Rhombus was situated in what had been known as Iran, part of an area called the Middle East, which the first Venusian explorers had selected for a base on account of its central position in the main Afro-Euro-Asian land mass. The initial consideration was proximity to a wide range of geology and climates. However, this was followed by rapid expansion to accommodate just about every line of research when the region was recognized as having been where many of the major Terran cultures and racial divisions met. Perhaps not coincidentally, it had also been the focus of the Central Asian War, which had been one of last great conflicts to be fought before the Terrans died out.

The town derived its name from the shape of the main building of the original base of fifteen years previously, still discernible among the sprawl of launch and transportation installations that formed the outskirts on the east side. That was also where most of the scientific complexes were concentrated, having grown from the first field cabins and laboratory shacks. Subsequent development became more orderly as it spread westward and now constituted the central district, with residential precincts, services, amenities, and supporting industries that had quickly come into existence to ease the burden on the supply ships from Venus. On the western periphery was an animal and plant breeding station, where attempts were being made to re-domesticate what were thought to be the descendants of former artificial Terran strains that had reverted to wild.

A white, dust-covered bus brought Kyal, Yorim, and a batch of other arrivals to a reception building in the service area clear of the launch areas. It was their first taste of being out of doors since leaving Venus. Kyal had never seen a landscape of such dazzling clarity under the clear blue sky. The Sun was noticeably smaller than he was used to, but impressively radiant. Venusian days were hazy even when the cloud cover broke, which was seldom.

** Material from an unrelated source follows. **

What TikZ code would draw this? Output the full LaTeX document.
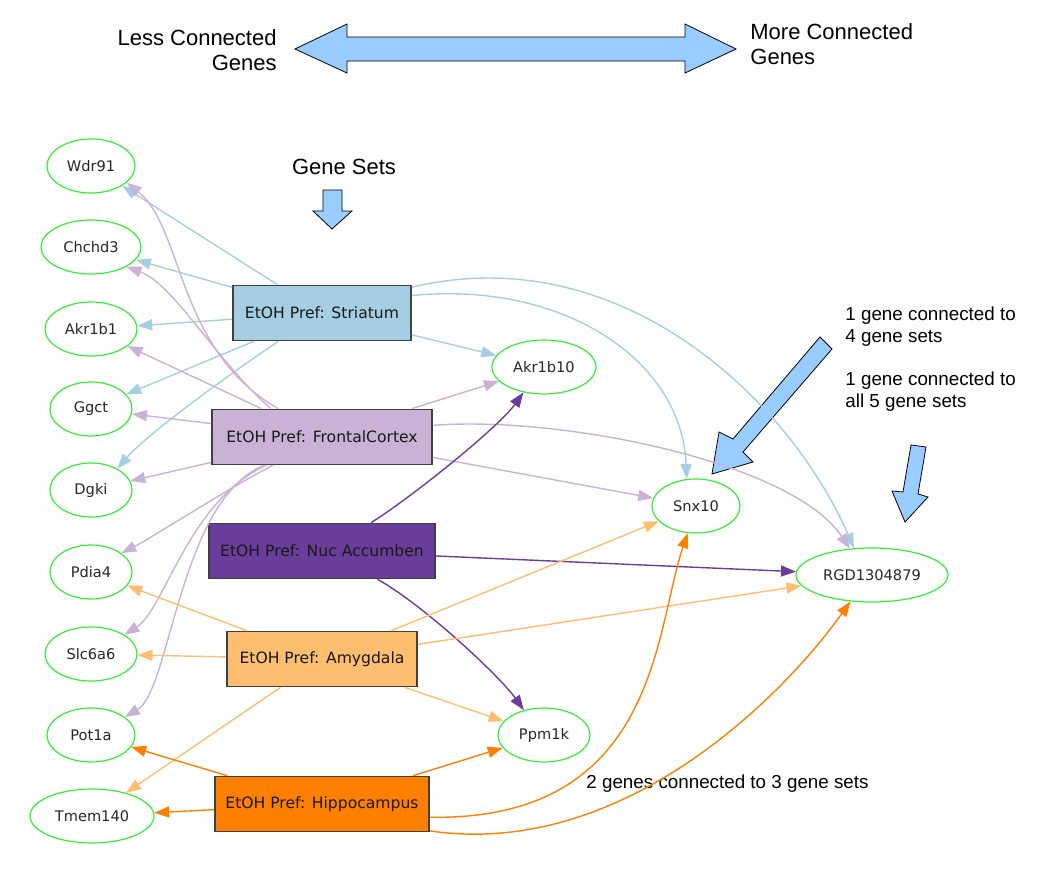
\documentclass[tikz,border=0pt]{standalone}
\usepackage{fontspec}
\setmainfont{Liberation Sans}
\newfontfamily\gvfont{DejaVu Sans}
\usetikzlibrary{shapes.geometric,arrows.meta}
\definecolor{cStr}{HTML}{A6CEE3}
\definecolor{cFro}{HTML}{CAB2D6}
\definecolor{cNuc}{HTML}{6A3D9A}
\definecolor{cAmy}{HTML}{FDBF6F}
\definecolor{cHip}{HTML}{FF7F00}
\definecolor{cGene}{HTML}{33EE33}
\definecolor{cBig}{HTML}{99CCFF}
\tikzset{
  gene/.style={ellipse, draw=cGene, line width=0.6pt, minimum height=27pt, inner sep=1pt, text=black!85, font=\gvfont\fontsize{7.3}{8}\selectfont},
  geneset/.style={rectangle, draw=black!75, line width=0.8pt, fill=#1, minimum height=27.5pt, inner sep=1pt, text=black!90, font=\gvfont\fontsize{7.8}{9}\selectfont},
  conn/.style={draw=#1, line width=0.7pt, -{Triangle[length=7.5pt,width=5.5pt]}},
  bigarrow/.style={fill=cBig, draw=black, line width=0.4pt},
  note/.style={font=\fontsize{9.4}{11}\selectfont, align=left, inner sep=0pt}
}
\begin{document}
\begin{tikzpicture}[x=0.5pt, y=-0.5pt]
\useasboundingbox (0,0) rectangle (1051,884);
% legend
\draw [bigarrow] (295,49) -- (347,24) -- (347,37) -- (685,37) -- (685,24) -- (736,49) -- (685,73) -- (685,61) -- (347,61) -- (347,73) -- cycle;
\node [font=\fontsize{11}{12.5}\selectfont, align=right, anchor=east, inner sep=0pt] (less) at (277,50) {Less Connected\\Genes};
\node [font=\fontsize{11}{12.5}\selectfont, align=left, anchor=west, inner sep=0pt] (more) at (750,44) {More Connected\\Genes};
\node [font=\fontsize{11}{12}\selectfont, inner sep=0pt] (gs) at (344,167) {Gene Sets};
\draw [bigarrow] (323,190) -- (342,190) -- (342,211) -- (352,211) -- (332,229) -- (313,211) -- (323,211) -- cycle;
\draw [bigarrow] (820,337) -- (832,349) -- (743,452) -- (753,462) -- (712,474) -- (719,432) -- (733,439) -- cycle;
\draw [bigarrow] (911,445) -- (926,447) -- (918,494) -- (928,497) -- (905,522) -- (892,491) -- (903,492) -- cycle;
\node [note, anchor=west] (n4) at (845,327) {1 gene connected to\\4 gene sets};
\node [note, anchor=west] (n5) at (845,392) {1 gene connected to\\all 5 gene sets};
\node [note, anchor=west] (n3) at (586,784) {2 genes connected to 3 gene sets};
% gene sets
\node [geneset=cStr, minimum width=89pt] (st) at (322,313) {EtOH Pref: Striatum};
\node [geneset=cFro, minimum width=110pt] (fc) at (322,437) {EtOH Pref: FrontalCortex};
\node [geneset=cNuc, minimum width=113pt] (na) at (322,551) {EtOH Pref: Nuc Accumben};
\node [geneset=cAmy, minimum width=95pt] (am) at (322,659) {EtOH Pref: Amygdala};
\node [geneset=cHip, minimum width=107pt] (hp) at (322,804) {EtOH Pref: Hippocampus};
% genes
\node [gene, minimum width=44pt] (wdr) at (91,166) {Wdr91};
\node [gene, minimum width=50pt] (chc) at (91,247) {Chchd3};
\node [gene, minimum width=46pt] (akr1) at (91,329) {Akr1b1};
\node [gene, minimum width=41pt] (ggct) at (91,409) {Ggct};
\node [gene, minimum width=41pt] (dgki) at (91,490) {Dgki};
\node [gene, minimum width=41pt] (pdia) at (91,572) {Pdia4};
\node [gene, minimum width=46pt] (slc) at (91,654) {Slc6a6};
\node [gene, minimum width=44pt] (pot) at (91,735) {Pot1a};
\node [gene, minimum width=62pt] (tmem) at (92,816) {Tmem140};
\node [gene, minimum width=52pt] (akr10) at (544,367) {Akr1b10};
\node [gene, minimum width=44pt] (snx) at (696,506) {Snx10};
\node [gene, minimum width=76pt] (rgd) at (872,575) {RGD1304879};
\node [gene, minimum width=46pt] (ppm) at (544,735) {Ppm1k};
% Striatum
\draw [conn=cStr] (st) -- (wdr);
\draw [conn=cStr] (st) -- (chc);
\draw [conn=cStr] (st) -- (akr1);
\draw [conn=cStr] (st) -- (ggct);
\draw [conn=cStr] (st.213) .. controls +(-45,30) and +(30,-35) .. (dgki.39);
\draw [conn=cStr] (st) -- (akr10);
\draw [conn=cStr] (st.11) .. controls +(150,-15) and +(-5,-120) .. (snx.109);
\draw [conn=cStr] (st.16) .. controls +(208,-50) and +(-64,-148) .. (rgd.124);
% FrontalCortex
\draw [conn=cFro] (fc.147) .. controls +(-102,-58) and +(57,45) .. (wdr.-25);
\draw [conn=cFro] (fc.151) .. controls +(-55,-48) and +(48,18) .. (chc.-29);
\draw [conn=cFro] (fc) -- (akr1);
\draw [conn=cFro] (fc) -- (ggct);
\draw [conn=cFro] (fc) -- (dgki);
\draw [conn=cFro] (fc.210) .. controls +(-40,20) and +(30,-15) .. (pdia.32);
\draw [conn=cFro] (fc.207) .. controls +(-78,35) and +(40,-25) .. (slc.30);
\draw [conn=cFro] (fc.206) .. controls +(-85,35) and +(46,-27) .. (pot.28);
\draw [conn=cFro] (fc) -- (akr10);
\draw [conn=cFro] (fc) -- (snx);
\draw [conn=cFro] (fc.6) .. controls +(127,-10) and +(-58,-87) .. (rgd.130);
% Nuc Accumben
\draw [conn=cNuc] (na.30) .. controls +(40,-25) and +(-25,35) .. (akr10.231);
\draw [conn=cNuc] (na) -- (rgd);
\draw [conn=cNuc] (na.-27) .. controls +(45,25) and +(-25,-35) .. (ppm.129);
% Amygdala
\draw [conn=cAmy] (am) -- (pdia);
\draw [conn=cAmy] (am) -- (slc);
\draw [conn=cAmy] (am) -- (tmem);
\draw [conn=cAmy] (am) -- (ppm);
\draw [conn=cAmy] (am) -- (snx);
\draw [conn=cAmy] (am) -- (rgd);
% Hippocampus
\draw [conn=cHip] (hp) -- (pot);
\draw [conn=cHip] (hp) -- (tmem);
\draw [conn=cHip] (hp) -- (ppm);
\draw [conn=cHip] (hp.-7) .. controls +(228,4) and +(-33,97) .. (snx.253);
\draw [conn=cHip] (hp.-14) .. controls +(190,28) and +(-71,99) .. (rgd.231);
\end{tikzpicture}
\end{document}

The other striking thing was the dryness of terrain, extending away as a brown, dusty plain on the far side of the launch area to craggy hills rising in the distance. Venus was humid and soggy everywhere. Supposedly, Earth had been like that once. He tried to imagine the surroundings without the launch gantries, servicing hangars, or any of the other constructions, empty and desolate, as it had been fifteen years ago when Armin Harra set the first Venusian foot on the surface of Earth. There wasn't a Venusian who had never seen the recording of that memorable moment, or a schoolchild who couldn't recite the immortal line that had gone down in history. It was only years later that the diligent research of a zealous student journalist established that the first words actually uttered on the surface of Earth had been, "Is the camera running yet?"